After upgrading to v0.28.0, a bunch of my binary files are now being checked
Closed this issue · 3 comments
This appears to be due to 4af9b52, which changed the binary?
heuristic.
Now a lot (most?) of the images in our repository are not being treated as "binary". I hacked the code a bit to print out the percentage unicode its finding (greater than 0.30
means it is treated as binary):
WcaOnRails/public/images/murciaopen2008.jpg
((s.size - s.grep(" ".."~").size) / s.size.to_f) = 0.158203125
WcaOnRails/public/images/netherlands2007.jpg
((s.size - s.grep(" ".."~").size) / s.size.to_f) = 0.150146484375
WcaOnRails/public/images/organizations/Cube_FA_RGB_pos.png
((s.size - s.grep(" ".."~").size) / s.size.to_f) = 0.149658203125
WcaOnRails/public/images/organizations/abcm.png
((s.size - s.grep(" ".."~").size) / s.size.to_f) = 0.173095703125
WcaOnRails/public/images/organizations/aca.jpg
((s.size - s.grep(" ".."~").size) / s.size.to_f) = 0.2041015625
WcaOnRails/public/images/organizations/canada_cubing.jpg
((s.size - s.grep(" ".."~").size) / s.size.to_f) = 0.18212890625
WcaOnRails/public/images/organizations/cubing_china.png
((s.size - s.grep(" ".."~").size) / s.size.to_f) = 0.137451171875
WcaOnRails/public/images/organizations/cubing_italy.png
((s.size - s.grep(" ".."~").size) / s.size.to_f) = 0.171142578125
WcaOnRails/public/images/organizations/cubing_usa.svg
((s.size - s.grep(" ".."~").size) / s.size.to_f) = 0.028564453125
WcaOnRails/public/images/organizations/cubingtr.png
((s.size - s.grep(" ".."~").size) / s.size.to_f) = 0.186279296875
WcaOnRails/public/images/organizations/estonian_open.png
((s.size - s.grep(" ".."~").size) / s.size.to_f) = 0.149658203125
WcaOnRails/public/images/organizations/france.svg
((s.size - s.grep(" ".."~").size) / s.size.to_f) = 0.02587890625
WcaOnRails/public/images/organizations/hong-kong.png
((s.size - s.grep(" ".."~").size) / s.size.to_f) = 0.144775390625
WcaOnRails/public/images/organizations/jrca.jpg
((s.size - s.grep(" ".."~").size) / s.size.to_f) = 0.32861328125
WcaOnRails/public/images/organizations/korea.png
((s.size - s.grep(" ".."~").size) / s.size.to_f) = 0.1474609375
WcaOnRails/public/images/organizations/nsa.jpg
((s.size - s.grep(" ".."~").size) / s.size.to_f) = 0.183837890625
WcaOnRails/public/images/organizations/philippines.jpg
((s.size - s.grep(" ".."~").size) / s.size.to_f) = 0.32958984375
As you can see above, most of these images are coming out to below 0.30
, which means they end up getting checked by my precommit.rb
script. If you're curious about the specific images, you can find them here.
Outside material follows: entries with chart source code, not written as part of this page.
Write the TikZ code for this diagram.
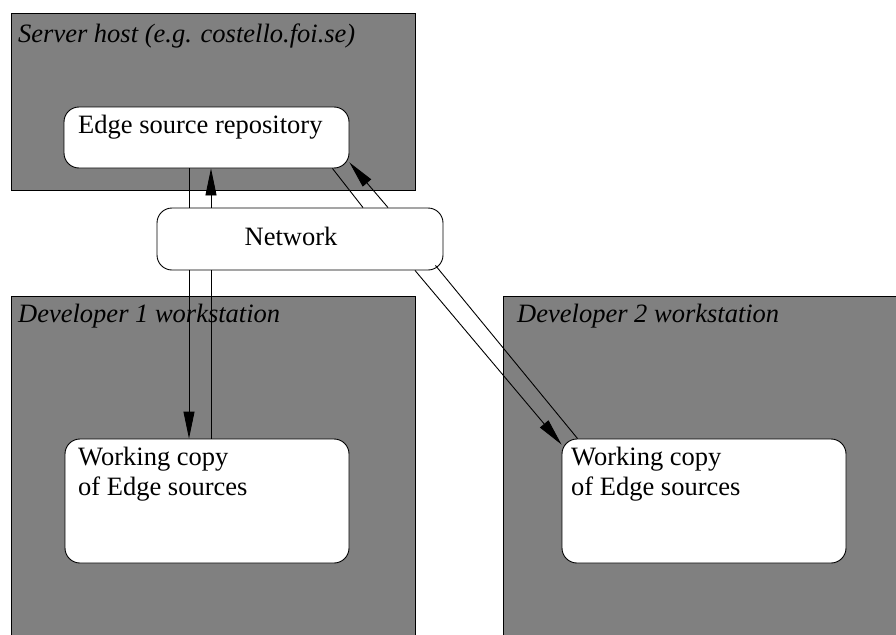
\documentclass[tikz,border=0pt]{standalone}
\usepackage{fontspec}
\setmainfont{Liberation Serif}
\usetikzlibrary{arrows.meta}
\begin{document}
\begin{tikzpicture}[x=1pt,y=-1pt,
  host/.style={draw=black, line width=0.9pt, fill=hostgray},
  roundbox/.style={draw=black, line width=0.9pt, fill=white, rounded corners=15pt,
    inner sep=0pt},
  hostlabel/.style={anchor=base west, inner sep=0pt, font=\fontsize{26.5}{30}\selectfont\itshape},
  boxtext/.style={anchor=base west, inner sep=0pt, align=left, font=\fontsize{26.5}{30}\selectfont},
  link/.style={line width=0.9pt},
  flow/.style={line width=0.9pt, -{Triangle[length=27pt,width=11pt]}},
]
\definecolor{hostgray}{RGB}{128,128,128}
\useasboundingbox (0,0) rectangle (896,634);
\clip (0,0) rectangle (896,634);

% machines
\draw[host] (11,13) rectangle (415,190);
\draw[host] (11,296) rectangle (415,660);
\draw[host] (503,296) rectangle (920,660);
\node[hostlabel] (serverlabel) at (18,42) {Server host (e.g. costello.foi.se)};
\node[hostlabel] (dev1label) at (18,322) {Developer 1 workstation};
\node[hostlabel] (dev2label) at (517,322) {Developer 2 workstation};

% repositories and working copies
\node[roundbox, minimum width=285pt, minimum height=61pt] (repo) at (206.5,137.5) {};
\node[boxtext] (repotext) at (78,133) {Edge source repository};

\node[roundbox, minimum width=286pt, minimum height=62pt] (net) at (300,239) {};
\node[boxtext, anchor=base] (nettext) at (291,245) {Network};

\node[roundbox, minimum width=284pt, minimum height=124pt] (wc1) at (207,501) {};
% the base anchor of a two-line node sits on its last line
\node[boxtext] (wc1text) at (78,495) {Working copy\\of Edge sources};

\node[roundbox, minimum width=284pt, minimum height=124pt] (wc2) at (704,501) {};
\node[boxtext] (wc2text) at (571,495) {Working copy\\of Edge sources};

% vertical channel to developer 1
\coordinate (down) at (189,0);
\coordinate (up) at (211,0);
\draw[link] (repo.south -| down) -- (net.north -| down);
\draw[flow] (net.south -| down) -- (wc1.north -| down);
\draw[link] (wc1.north -| up) -- (net.south -| up);
\draw[flow] (net.north -| up) -- (repo.south -| up);

% diagonal channel to developer 2
\draw[link] ([xshift=-17pt]repo.south east) -- ([xshift=63pt]net.north);
\draw[flow] ([xshift=115pt]net.south) -- ([yshift=-6pt]wc2.north west);
\draw[link] ([xshift=16pt]wc2.north west) -- ([shift={(-8pt,5pt)}]net.south east);
\draw[flow] ([xshift=88pt]net.north) -- ([yshift=6pt]repo.south east);
\end{tikzpicture}
\end{document}
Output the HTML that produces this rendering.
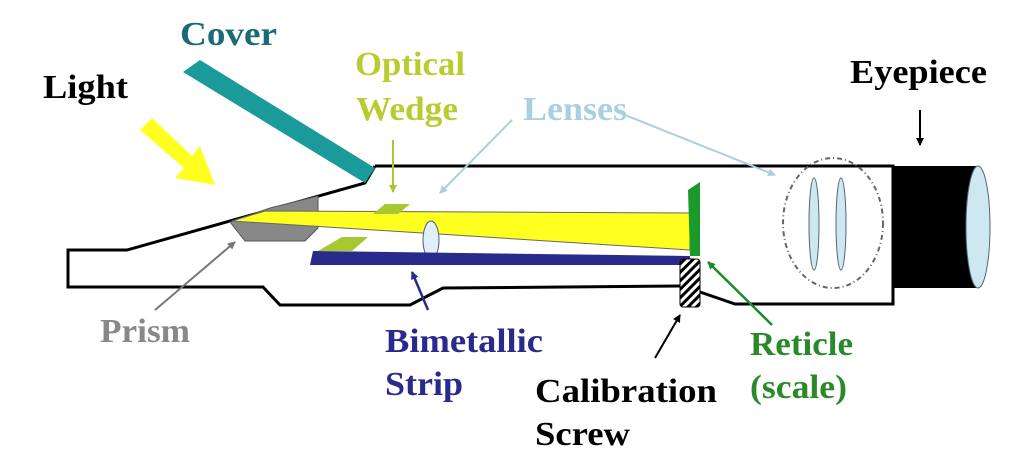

For now, I plan to work around this by explicitly stating the extensions of our binary files in our .pre_commit.ignore
file.
Hmm... that is unfortunate. I'm merely trying to get a "best guess" implementation here based on the code in the ptools
repo https://github.com/djberg96/ptools/blob/b654c4b2cf9e30e3f1a5869afe88023513d1b0ab/lib/ptools.rb#L90
If this is problematic, I can probably revert the change that introduced this issue. After all, we're swapping one "guess" for another "guess". ¯\_(ツ)_/¯
You're totally right, it's a guess either way =) I'm definitely okay with us explicitly having to state what kind (extensions) of files in our repo need to be checked.
Released v0.32.0
which contains the original binary file check.